On apprenait vendredi que Marine Le Pen, leader du Front national, le parti français d’extrême droite, serait arrivée au Québec. La démarche n’est pas anodine tant les crispations autour des questions nationales ont fait réémerger les discours souverainistes, et ce, à juste titre. La déréglementation croissante a précarisé les finances des États-nations et, en fin de compte, les citoyens. Pressentant la force de la puissance publique incarnée dans la nation au début du XXe siècle, Jean Jaurès, artisan du socialisme français, déclarait déjà « qu’à celui qui n’a rien, la Patrie est son seul bien ».
Depuis, une large partie des sociaux-démocrates et sociaux-libéraux s’est fourvoyée dans la globalisation, tétanisée qu’elle était par son incapacité à penser le monde de demain autrement qu’à l’aune de la doxa néo-libérale. La construction européenne, singulièrement depuis les années 1980, en est la parfaite illustration. Alors, certes, on ne peut nier qu’une certaine gauche est restée sourde aux cris de plus en plus forts d’une classe moyenne se prolétarisant dans la mondialisation. Et, d’une autre façon, on doit concéder qu’un pan de la droite est devenu insensible aux contextes nationaux.

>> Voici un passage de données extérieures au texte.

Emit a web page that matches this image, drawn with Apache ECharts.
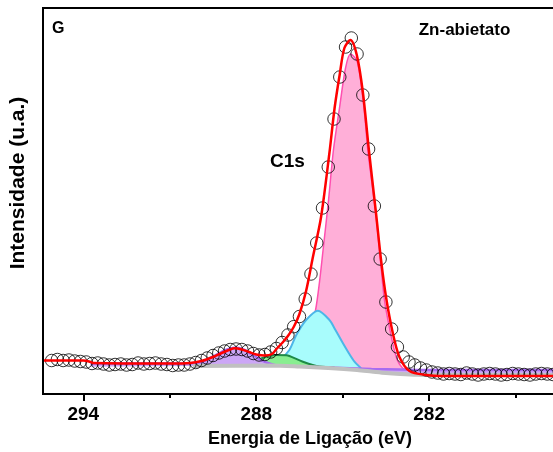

Jean-Marie Le Pen et Ronald Reagan, président des États-Unis de 1981 à 1989.
Toutefois, ces égarements ne peuvent faire oublier que le Front national, aujourd’hui représenté par Mme Le Pen, fût lui-même un parti fondamentalement néo-libéral. Son père, Jean-Marie Le Pen, se voulait comme un pourfendeur de l’État, s’exhibant même aux médias comme le « Reagan français » (une photo de la rencontre entre Jean-Marie Le Pen et Ronald Reagan restera longtemps dans les présentations hagiographiques du FN… époque soigneusement masquée désormais). En bref, le Front national qui aujourd’hui prétend défendre un modèle national interventionniste dénonçait il y a peu « l’État pléthorique » et le « système d’inquisition fiscale comparable à la Gestapo » afin de « dénationaliser ce qui peut l’être ».
Toutefois, l’opération récente de dédiabolisation fonctionne à merveille. Malgré des relents d’antisyndicalisme primaire ou la volonté de déréglementer la protection sociale, le FN, nous le déplorons, réussit à susciter de la curiosité chez certains de nos compatriotes québécois. Ne nous trompons pas, le Front national est un parti démagogique et opportuniste qui prétend promouvoir les intérêts des États-nations quand il a pendant longtemps contribué à en démoniser le rôle. La seule boussole de ce parti, c’est de défendre ce que lui guident ses intérêts selon l’air du temps. L’histoire du FN se confond avec la volonté de pervertir le sens de l’État dans une visée discriminante et non pas avec l’idéal de protection des plus faibles.